- [PROBLEM DETAILS] Output every entry exactly as written, skipping any pictures.

** START EXERCISE MATERIALS **

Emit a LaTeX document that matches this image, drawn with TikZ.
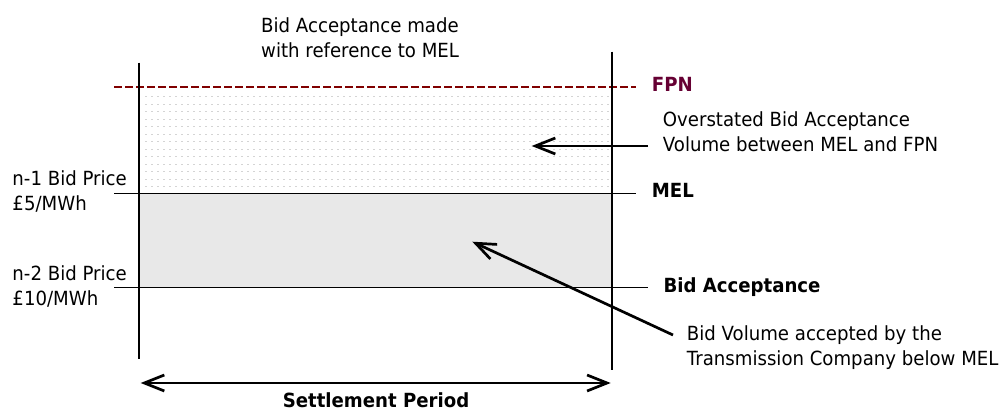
\documentclass[tikz,border=0pt]{standalone}
\usepackage{fontspec}
\setmainfont[FakeStretch=0.93]{DejaVu Sans}
\usetikzlibrary{arrows.meta}
\definecolor{fpnline}{RGB}{128,0,0}
\definecolor{fpntext}{RGB}{102,0,51}
\definecolor{areafill}{RGB}{232,232,232}
\definecolor{dotcol}{RGB}{212,212,212}
\tikzset{
  lbl/.style={inner sep=0pt, anchor=base west, align=left, font=\fontsize{19.5}{25}\selectfont},
  blbl/.style={lbl, font=\fontsize{19.5}{25}\selectfont\bfseries},
  axis/.style={line width=2pt, black},
  level/.style={line width=1.3pt, black},
  fpnstyle/.style={line width=2pt, fpnline, dash pattern=on 7.5pt off 3.5pt},
  pointer/.style={line width=2.7pt, -{Straight Barb[length=20pt, width=16pt, line width=2.7pt]}},
  span/.style={line width=2.7pt, {Straight Barb[length=20pt, width=16pt, line width=2.7pt]}-{Straight Barb[length=20pt, width=16pt, line width=2.7pt]}}
}
\begin{document}
\begin{tikzpicture}[x=1pt, y=-1pt]
\useasboundingbox (0,0) rectangle (1006,410);
% areas
\fill[areafill] (139,193.3) rectangle (612,287.7);
\foreach \r in {0,...,12}{
  \draw[dotcol, line width=1pt, dash pattern=on 2pt off 4pt] (145,96.7+7.5*\r) -- (610,96.7+7.5*\r);
}
% coordinates
\coordinate (lefttop) at (139.3,62.7);
\coordinate (leftbot) at (139.3,359.3);
\coordinate (righttop) at (612.3,51.7);
\coordinate (rightbot) at (612.3,370);
\coordinate (fpnA) at (114,87);
\coordinate (fpnB) at (636,87);
\coordinate (melA) at (114,193.3);
\coordinate (melB) at (636,193.3);
\coordinate (bidA) at (114,287.7);
\coordinate (bidB) at (648,287.7);
\coordinate (spanA) at (140.7,383);
\coordinate (spanB) at (610.7,383);
\coordinate (ovTail) at (648,146);
\coordinate (ovTip) at (531.7,146);
\coordinate (bvTail) at (673,335);
\coordinate (bvTip) at (472.3,241.7);
% lines
\draw[fpnstyle] (fpnA) -- (fpnB);
\draw[level] (melA) -- (melB);
\draw[level] (bidA) -- (bidB);
\draw[axis] (lefttop) -- (leftbot);
\draw[axis] (righttop) -- (rightbot);
% texts (multi-line nodes: base is the last line)
\node[lbl] (top) at (261,57) {Bid Acceptance made\\with reference to MEL};
\node[blbl, text=fpntext] (fpn) at (651.7,91.7) {FPN};
\node[lbl] (over) at (662.7,151.7) {Overstated Bid Acceptance\\Volume between MEL and FPN};
\node[blbl] (mel) at (651.7,197.3) {MEL};
\node[lbl] (n1) at (12.3,210) {n-1 Bid Price\\£5/MWh};
\node[lbl] (n2) at (12.3,305) {n-2 Bid Price\\£10/MWh};
\node[blbl] (bidacc) at (663.3,292.7) {Bid Acceptance};
\node[lbl] (bidvol) at (686.7,365) {Bid Volume accepted by the\\Transmission Company below MEL};
\node[blbl, anchor=base] (sp) at (376,407.5) {Settlement Period};
% arrows
\draw[pointer] (ovTail) -- (ovTip);
\draw[pointer] (bvTail) -- (bvTip);
\draw[span] (spanA) -- (spanB);
\end{tikzpicture}
\end{document}
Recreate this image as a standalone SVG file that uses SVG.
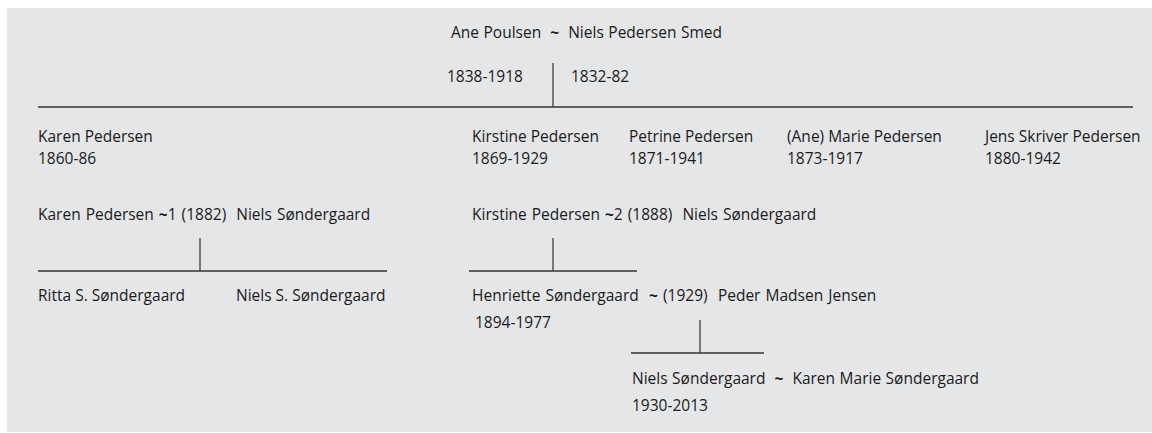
<svg xmlns="http://www.w3.org/2000/svg" width="1152" height="433" viewBox="0 0 1152 433" xml:space="preserve">
<style>
text{font-family:"Open Sans","Liberation Sans",sans-serif;font-size:15.5px;fill:#1a1a1a;white-space:pre}
.t{font-weight:bold}
.w{word-spacing:1px}
.wh{word-spacing:0.5px}
.w2{word-spacing:1.1px}
.l{stroke:#333;stroke-width:1.3;fill:none}
.v{stroke:#555;stroke-width:1.5;fill:none}
</style>
<rect x="0" y="0" width="1152" height="433" fill="#ffffff"/>
<rect x="7" y="8" width="1145" height="424" fill="#e5e6e8"/>
<g id="connectors">
<line class="v" x1="553" y1="63" x2="553" y2="107"/>
<line class="l" x1="38" y1="107" x2="1133" y2="107"/>
<line class="v" x1="200" y1="238" x2="200" y2="271"/>
<line class="l" x1="38" y1="271" x2="387" y2="271"/>
<line class="v" x1="553" y1="238" x2="553" y2="271"/>
<line class="l" x1="469" y1="271" x2="637" y2="271"/>
<line class="v" x1="700" y1="320" x2="700" y2="353"/>
<line class="l" x1="631" y1="353" x2="764" y2="353"/>
</g>
<g id="parents">
<text class="wh" x="451" y="38">Ane Poulsen  <tspan class="t">~</tspan>  Niels Pedersen Smed</text>
<text x="447" y="82">1838-1918</text>
<text x="571" y="82">1832-82</text>
</g>
<g id="karen">
<text x="38" y="142">Karen Pedersen</text>
<text x="38" y="164">1860-86</text>
</g>
<g id="kirstine">
<text x="472" y="142">Kirstine Pedersen</text>
<text x="472" y="164">1869-1929</text>
</g>
<g id="petrine">
<text x="629" y="142">Petrine Pedersen</text>
<text x="629" y="164">1871-1941</text>
</g>
<g id="marie">
<text x="787" y="142">(Ane) Marie Pedersen</text>
<text x="787" y="164">1873-1917</text>
</g>
<g id="jens">
<text x="985" y="142">Jens Skriver Pedersen</text>
<text x="985" y="164">1880-1942</text>
</g>
<g id="marriage1">
<text class="w" x="38" y="220">Karen Pedersen <tspan class="t">~</tspan>1 (1882)  Niels Søndergaard</text>
</g>
<g id="marriage2">
<text class="w" x="472" y="220">Kirstine Pedersen <tspan class="t">~</tspan>2 (1888)  Niels Søndergaard</text>
</g>
<g id="ritta">
<text x="38" y="301">Ritta S. Søndergaard</text>
</g>
<g id="nielsS">
<text x="236" y="301">Niels S. Søndergaard</text>
</g>
<g id="henriette">
<text class="w2" x="472" y="301">Henriette Søndergaard  <tspan class="t">~</tspan> (1929)  Peder Madsen Jensen</text>
<text x="475" y="328">1894-1977</text>
</g>
<g id="niels">
<text class="wh" x="632" y="384">Niels Søndergaard  <tspan class="t">~</tspan>  Karen Marie Søndergaard</text>
<text x="632" y="411">1930-2013</text>
</g>
</svg>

** END EXERCISE MATERIALS **

- [COMPLETE OUTPUT]
Emit a LaTeX document that matches this image, drawn with TikZ.
\documentclass[tikz,border=0pt]{standalone}
\usepackage{fontspec}
\setmainfont[FakeStretch=0.93]{DejaVu Sans}
\usetikzlibrary{arrows.meta}
\definecolor{fpnline}{RGB}{128,0,0}
\definecolor{fpntext}{RGB}{102,0,51}
\definecolor{areafill}{RGB}{232,232,232}
\definecolor{dotcol}{RGB}{212,212,212}
\tikzset{
  lbl/.style={inner sep=0pt, anchor=base west, align=left, font=\fontsize{19.5}{25}\selectfont},
  blbl/.style={lbl, font=\fontsize{19.5}{25}\selectfont\bfseries},
  axis/.style={line width=2pt, black},
  level/.style={line width=1.3pt, black},
  fpnstyle/.style={line width=2pt, fpnline, dash pattern=on 7.5pt off 3.5pt},
  pointer/.style={line width=2.7pt, -{Straight Barb[length=20pt, width=16pt, line width=2.7pt]}},
  span/.style={line width=2.7pt, {Straight Barb[length=20pt, width=16pt, line width=2.7pt]}-{Straight Barb[length=20pt, width=16pt, line width=2.7pt]}}
}
\begin{document}
\begin{tikzpicture}[x=1pt, y=-1pt]
\useasboundingbox (0,0) rectangle (1006,410);
% areas
\fill[areafill] (139,193.3) rectangle (612,287.7);
\foreach \r in {0,...,12}{
  \draw[dotcol, line width=1pt, dash pattern=on 2pt off 4pt] (145,96.7+7.5*\r) -- (610,96.7+7.5*\r);
}
% coordinates
\coordinate (lefttop) at (139.3,62.7);
\coordinate (leftbot) at (139.3,359.3);
\coordinate (righttop) at (612.3,51.7);
\coordinate (rightbot) at (612.3,370);
\coordinate (fpnA) at (114,87);
\coordinate (fpnB) at (636,87);
\coordinate (melA) at (114,193.3);
\coordinate (melB) at (636,193.3);
\coordinate (bidA) at (114,287.7);
\coordinate (bidB) at (648,287.7);
\coordinate (spanA) at (140.7,383);
\coordinate (spanB) at (610.7,383);
\coordinate (ovTail) at (648,146);
\coordinate (ovTip) at (531.7,146);
\coordinate (bvTail) at (673,335);
\coordinate (bvTip) at (472.3,241.7);
% lines
\draw[fpnstyle] (fpnA) -- (fpnB);
\draw[level] (melA) -- (melB);
\draw[level] (bidA) -- (bidB);
\draw[axis] (lefttop) -- (leftbot);
\draw[axis] (righttop) -- (rightbot);
% texts (multi-line nodes: base is the last line)
\node[lbl] (top) at (261,57) {Bid Acceptance made\\with reference to MEL};
\node[blbl, text=fpntext] (fpn) at (651.7,91.7) {FPN};
\node[lbl] (over) at (662.7,151.7) {Overstated Bid Acceptance\\Volume between MEL and FPN};
\node[blbl] (mel) at (651.7,197.3) {MEL};
\node[lbl] (n1) at (12.3,210) {n-1 Bid Price\\£5/MWh};
\node[lbl] (n2) at (12.3,305) {n-2 Bid Price\\£10/MWh};
\node[blbl] (bidacc) at (663.3,292.7) {Bid Acceptance};
\node[lbl] (bidvol) at (686.7,365) {Bid Volume accepted by the\\Transmission Company below MEL};
\node[blbl, anchor=base] (sp) at (376,407.5) {Settlement Period};
% arrows
\draw[pointer] (ovTail) -- (ovTip);
\draw[pointer] (bvTail) -- (bvTip);
\draw[span] (spanA) -- (spanB);
\end{tikzpicture}
\end{document}
Recreate this image as a standalone SVG file that uses SVG.
<svg xmlns="http://www.w3.org/2000/svg" width="1152" height="433" viewBox="0 0 1152 433" xml:space="preserve">
<style>
text{font-family:"Open Sans","Liberation Sans",sans-serif;font-size:15.5px;fill:#1a1a1a;white-space:pre}
.t{font-weight:bold}
.w{word-spacing:1px}
.wh{word-spacing:0.5px}
.w2{word-spacing:1.1px}
.l{stroke:#333;stroke-width:1.3;fill:none}
.v{stroke:#555;stroke-width:1.5;fill:none}
</style>
<rect x="0" y="0" width="1152" height="433" fill="#ffffff"/>
<rect x="7" y="8" width="1145" height="424" fill="#e5e6e8"/>
<g id="connectors">
<line class="v" x1="553" y1="63" x2="553" y2="107"/>
<line class="l" x1="38" y1="107" x2="1133" y2="107"/>
<line class="v" x1="200" y1="238" x2="200" y2="271"/>
<line class="l" x1="38" y1="271" x2="387" y2="271"/>
<line class="v" x1="553" y1="238" x2="553" y2="271"/>
<line class="l" x1="469" y1="271" x2="637" y2="271"/>
<line class="v" x1="700" y1="320" x2="700" y2="353"/>
<line class="l" x1="631" y1="353" x2="764" y2="353"/>
</g>
<g id="parents">
<text class="wh" x="451" y="38">Ane Poulsen  <tspan class="t">~</tspan>  Niels Pedersen Smed</text>
<text x="447" y="82">1838-1918</text>
<text x="571" y="82">1832-82</text>
</g>
<g id="karen">
<text x="38" y="142">Karen Pedersen</text>
<text x="38" y="164">1860-86</text>
</g>
<g id="kirstine">
<text x="472" y="142">Kirstine Pedersen</text>
<text x="472" y="164">1869-1929</text>
</g>
<g id="petrine">
<text x="629" y="142">Petrine Pedersen</text>
<text x="629" y="164">1871-1941</text>
</g>
<g id="marie">
<text x="787" y="142">(Ane) Marie Pedersen</text>
<text x="787" y="164">1873-1917</text>
</g>
<g id="jens">
<text x="985" y="142">Jens Skriver Pedersen</text>
<text x="985" y="164">1880-1942</text>
</g>
<g id="marriage1">
<text class="w" x="38" y="220">Karen Pedersen <tspan class="t">~</tspan>1 (1882)  Niels Søndergaard</text>
</g>
<g id="marriage2">
<text class="w" x="472" y="220">Kirstine Pedersen <tspan class="t">~</tspan>2 (1888)  Niels Søndergaard</text>
</g>
<g id="ritta">
<text x="38" y="301">Ritta S. Søndergaard</text>
</g>
<g id="nielsS">
<text x="236" y="301">Niels S. Søndergaard</text>
</g>
<g id="henriette">
<text class="w2" x="472" y="301">Henriette Søndergaard  <tspan class="t">~</tspan> (1929)  Peder Madsen Jensen</text>
<text x="475" y="328">1894-1977</text>
</g>
<g id="niels">
<text class="wh" x="632" y="384">Niels Søndergaard  <tspan class="t">~</tspan>  Karen Marie Søndergaard</text>
<text x="632" y="411">1930-2013</text>
</g>
</svg>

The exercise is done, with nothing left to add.